MSE: Tell me about the approach to the networking system.
CH: I started working on the lighting system and layout of the power and data network about seven months ago with Willie and Studio Fisher. I worked closely with Jeremy Lloyd and Nick Evans of Studio Fisher. They are the ones that I essentially put this together with…I liaised with PRG to get where we are, especially Chris Conti, who brought in the wireless SHoW DMX. Overall this power and data network is really simple. I am not trying to push the envelope at all. I knew what and how I wanted it, and Chris made it into reality with what they do with Series 400. Between us, we ironed out the creases and ended up with the network that we have today. It is just Virtuoso fiber optic cables between the legs and one fiber optic cable up into the roof structure.
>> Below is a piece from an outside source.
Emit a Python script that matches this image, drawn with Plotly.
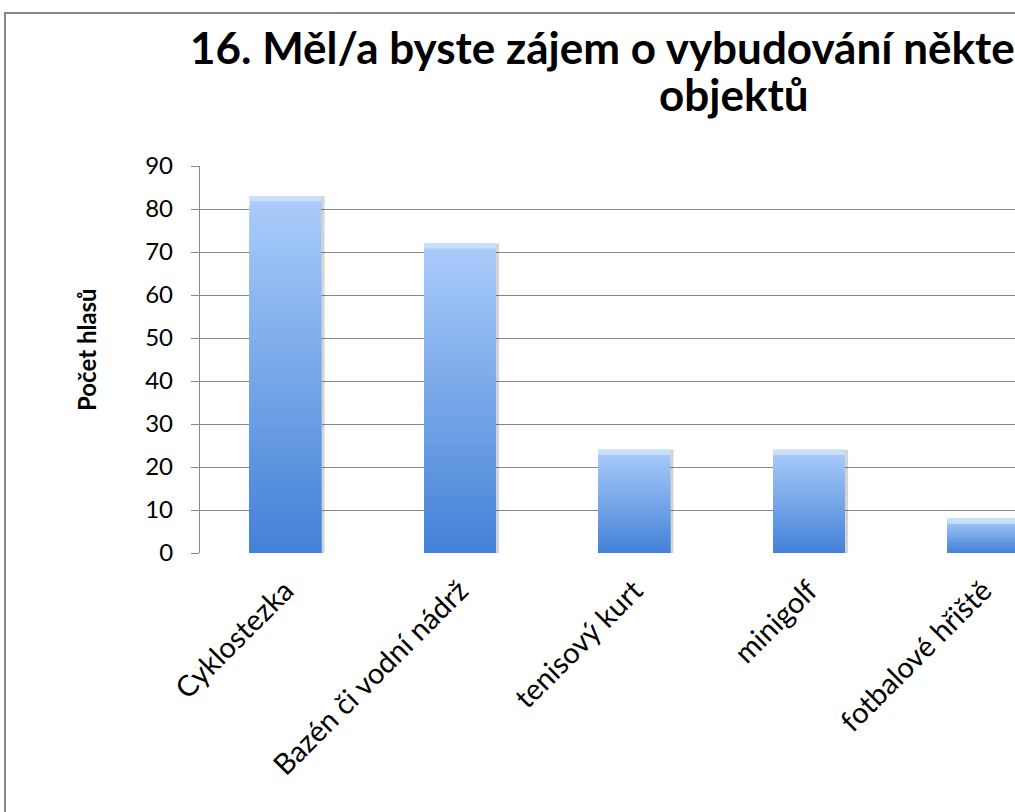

That is the great thing about having the PRG Virtuoso Node Plusses and the S400 Fiber Switches; they all work in line with the Series 400 system…I can almost do anything with it and use external equipment like dimmer racks and stuff with no headaches at all.
MSE: How did you choose to use the PRG Series 400 Power and Data Distribution System?
CH: With the sheer scale of the structure and having the satellite lighting positions around the stadium, we were very concerned about the network speed and the cue reaction time. I had used Series 400 on Madonna’s Sticky and Sweet tour last year. The Series 400 system moves Art-Net around which allowed us to keep cue reaction time as we wanted it, which was one of Willie’s criteria…I really like the Series 400 system for being able to put any universe of DMX at any point. The 240V version stems from a meeting in January at Studio Fisher where we talked about the U2 360° Tour and the best approach. For example, the pylon has 498 DWE lamps around it on the different levels. We realized then to do that at 110V power would be so over the top. The system does exactly what we wanted it to do.
MSE: What else was a key component of the network you used? You mentioned the wireless DMX?
CH: When Chris Conti came onboard in March, it was invaluable because he brought in the SHoW DMX…it has been absolutely brilliant. When we turned it on, I had my fingers crossed when they hit the first cue, and everything moved together. This is my first attempt to go with wireless DMX. I can remember in December saying to Willie when we looked at the plans that we should attempt wireless, which he thought was very exciting. Having the pylon really gave us clear line-of-sight where we wanted to go with it. The system absolutely worked first time, out of the box. I think that the wireless DMX solved a big issue and has worked well. I didn’t really see how we were going to be run cabling through the crowd every night.